### Task prompt
Copy exactly the lines from the one containing "Clone this chart in Chart.js." through the one containing "well students feel", both included, and leave out any pictures.

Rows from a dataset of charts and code
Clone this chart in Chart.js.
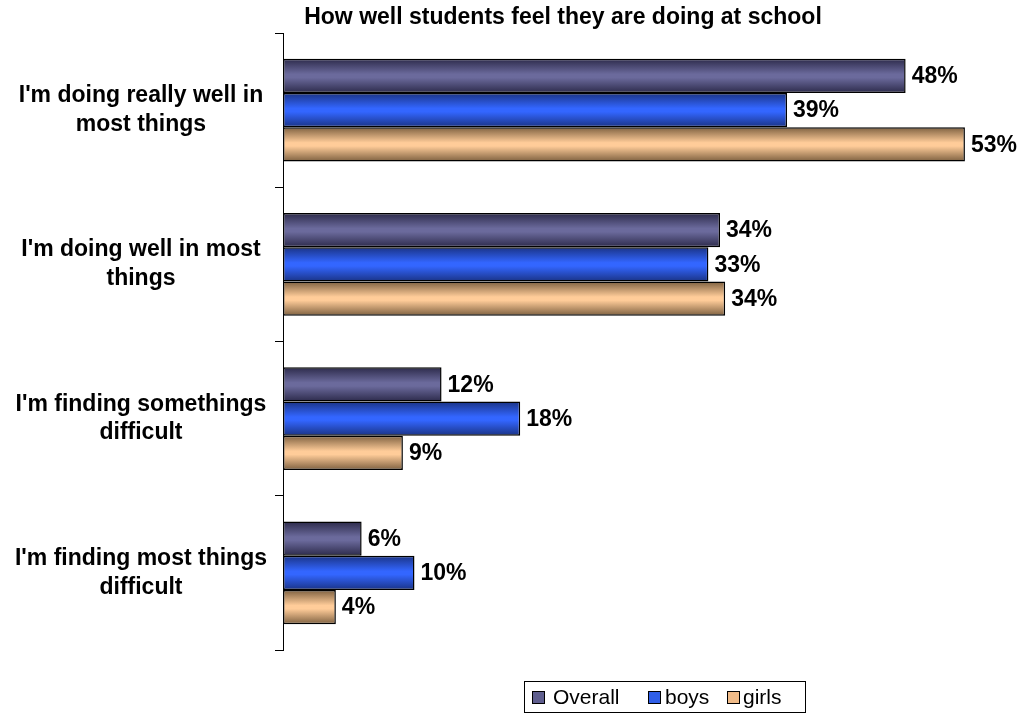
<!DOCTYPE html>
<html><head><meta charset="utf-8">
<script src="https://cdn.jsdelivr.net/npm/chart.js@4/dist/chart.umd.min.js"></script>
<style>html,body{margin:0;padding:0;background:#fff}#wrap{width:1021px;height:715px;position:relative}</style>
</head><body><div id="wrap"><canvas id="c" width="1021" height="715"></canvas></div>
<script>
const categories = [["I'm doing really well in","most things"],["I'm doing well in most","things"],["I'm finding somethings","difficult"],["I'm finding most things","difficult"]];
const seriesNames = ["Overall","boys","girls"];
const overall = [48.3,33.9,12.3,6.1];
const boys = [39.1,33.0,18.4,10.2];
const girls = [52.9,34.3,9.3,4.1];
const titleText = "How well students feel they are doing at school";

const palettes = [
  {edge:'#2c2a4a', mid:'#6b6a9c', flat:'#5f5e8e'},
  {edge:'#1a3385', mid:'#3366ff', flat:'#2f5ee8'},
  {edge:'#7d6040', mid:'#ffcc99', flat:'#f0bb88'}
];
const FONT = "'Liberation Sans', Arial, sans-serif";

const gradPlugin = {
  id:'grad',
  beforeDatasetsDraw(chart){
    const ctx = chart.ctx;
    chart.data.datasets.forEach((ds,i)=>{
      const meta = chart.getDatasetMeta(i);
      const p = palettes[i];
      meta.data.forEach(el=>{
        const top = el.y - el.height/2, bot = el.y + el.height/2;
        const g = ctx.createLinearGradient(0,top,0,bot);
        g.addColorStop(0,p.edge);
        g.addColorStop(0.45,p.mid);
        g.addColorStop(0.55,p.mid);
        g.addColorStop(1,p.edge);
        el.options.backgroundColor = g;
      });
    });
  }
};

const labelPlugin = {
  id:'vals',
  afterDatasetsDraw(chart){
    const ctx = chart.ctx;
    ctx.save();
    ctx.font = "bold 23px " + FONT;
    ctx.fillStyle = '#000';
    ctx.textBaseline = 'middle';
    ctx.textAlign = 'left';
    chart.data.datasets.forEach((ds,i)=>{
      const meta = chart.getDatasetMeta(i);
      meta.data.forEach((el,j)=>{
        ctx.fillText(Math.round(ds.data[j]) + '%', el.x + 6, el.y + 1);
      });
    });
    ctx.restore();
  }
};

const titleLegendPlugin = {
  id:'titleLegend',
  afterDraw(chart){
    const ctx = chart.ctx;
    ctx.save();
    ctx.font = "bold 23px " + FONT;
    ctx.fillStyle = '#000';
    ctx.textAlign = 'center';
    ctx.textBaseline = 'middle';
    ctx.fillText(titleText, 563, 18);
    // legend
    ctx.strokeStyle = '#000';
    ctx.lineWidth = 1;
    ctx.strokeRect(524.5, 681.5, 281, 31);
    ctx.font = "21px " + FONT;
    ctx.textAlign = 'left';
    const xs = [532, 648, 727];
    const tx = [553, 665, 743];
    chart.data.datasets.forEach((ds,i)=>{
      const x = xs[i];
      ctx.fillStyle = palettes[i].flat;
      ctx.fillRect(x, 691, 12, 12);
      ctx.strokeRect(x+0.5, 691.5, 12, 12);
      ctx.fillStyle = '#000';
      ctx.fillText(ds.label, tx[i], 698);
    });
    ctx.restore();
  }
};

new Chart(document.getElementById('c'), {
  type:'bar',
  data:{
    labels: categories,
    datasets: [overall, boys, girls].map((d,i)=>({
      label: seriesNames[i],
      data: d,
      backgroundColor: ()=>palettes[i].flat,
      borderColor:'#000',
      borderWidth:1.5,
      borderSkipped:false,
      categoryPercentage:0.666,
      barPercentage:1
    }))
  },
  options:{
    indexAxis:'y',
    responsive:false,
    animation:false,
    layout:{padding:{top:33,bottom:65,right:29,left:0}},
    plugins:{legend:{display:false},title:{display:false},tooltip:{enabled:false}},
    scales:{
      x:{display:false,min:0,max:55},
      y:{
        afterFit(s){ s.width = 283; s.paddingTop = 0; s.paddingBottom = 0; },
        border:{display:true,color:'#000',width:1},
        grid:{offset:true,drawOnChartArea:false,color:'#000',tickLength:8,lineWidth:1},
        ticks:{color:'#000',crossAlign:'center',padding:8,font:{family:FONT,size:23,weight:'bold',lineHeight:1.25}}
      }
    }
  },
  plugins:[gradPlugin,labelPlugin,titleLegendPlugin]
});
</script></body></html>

* * *

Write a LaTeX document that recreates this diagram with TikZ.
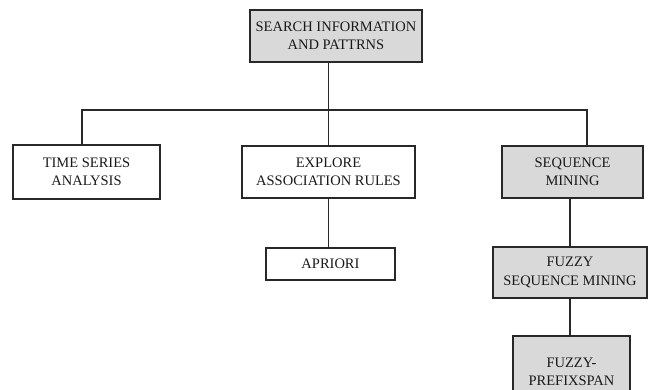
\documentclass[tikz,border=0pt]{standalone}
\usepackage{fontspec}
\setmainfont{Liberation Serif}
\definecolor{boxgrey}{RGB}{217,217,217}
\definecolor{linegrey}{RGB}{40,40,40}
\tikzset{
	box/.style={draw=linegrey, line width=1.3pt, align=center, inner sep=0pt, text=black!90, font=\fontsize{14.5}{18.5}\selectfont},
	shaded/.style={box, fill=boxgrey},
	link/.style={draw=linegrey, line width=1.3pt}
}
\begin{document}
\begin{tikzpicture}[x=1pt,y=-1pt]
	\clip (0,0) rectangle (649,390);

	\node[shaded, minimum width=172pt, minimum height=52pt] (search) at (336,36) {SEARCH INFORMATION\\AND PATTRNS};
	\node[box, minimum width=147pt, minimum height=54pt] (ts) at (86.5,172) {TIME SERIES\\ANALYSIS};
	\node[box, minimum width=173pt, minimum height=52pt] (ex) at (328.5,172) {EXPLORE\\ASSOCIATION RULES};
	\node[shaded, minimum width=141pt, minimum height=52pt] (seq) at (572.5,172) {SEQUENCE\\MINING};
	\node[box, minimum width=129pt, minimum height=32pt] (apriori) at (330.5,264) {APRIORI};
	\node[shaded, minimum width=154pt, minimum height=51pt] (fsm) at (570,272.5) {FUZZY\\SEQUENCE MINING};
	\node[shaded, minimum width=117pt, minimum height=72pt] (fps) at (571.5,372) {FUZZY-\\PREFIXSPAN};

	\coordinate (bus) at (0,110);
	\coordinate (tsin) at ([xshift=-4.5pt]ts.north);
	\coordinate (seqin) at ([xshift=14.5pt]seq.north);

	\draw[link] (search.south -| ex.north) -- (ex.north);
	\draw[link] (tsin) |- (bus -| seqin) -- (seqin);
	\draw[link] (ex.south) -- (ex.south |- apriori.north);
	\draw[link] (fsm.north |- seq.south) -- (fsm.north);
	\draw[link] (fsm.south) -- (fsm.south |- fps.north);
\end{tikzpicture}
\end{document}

### Solution to this problem
Clone this chart in Chart.js.
<!DOCTYPE html>
<html><head><meta charset="utf-8">
<script src="https://cdn.jsdelivr.net/npm/chart.js@4/dist/chart.umd.min.js"></script>
<style>html,body{margin:0;padding:0;background:#fff}#wrap{width:1021px;height:715px;position:relative}</style>
</head><body><div id="wrap"><canvas id="c" width="1021" height="715"></canvas></div>
<script>
const categories = [["I'm doing really well in","most things"],["I'm doing well in most","things"],["I'm finding somethings","difficult"],["I'm finding most things","difficult"]];
const seriesNames = ["Overall","boys","girls"];
const overall = [48.3,33.9,12.3,6.1];
const boys = [39.1,33.0,18.4,10.2];
const girls = [52.9,34.3,9.3,4.1];
const titleText = "How well students feel they are doing at school";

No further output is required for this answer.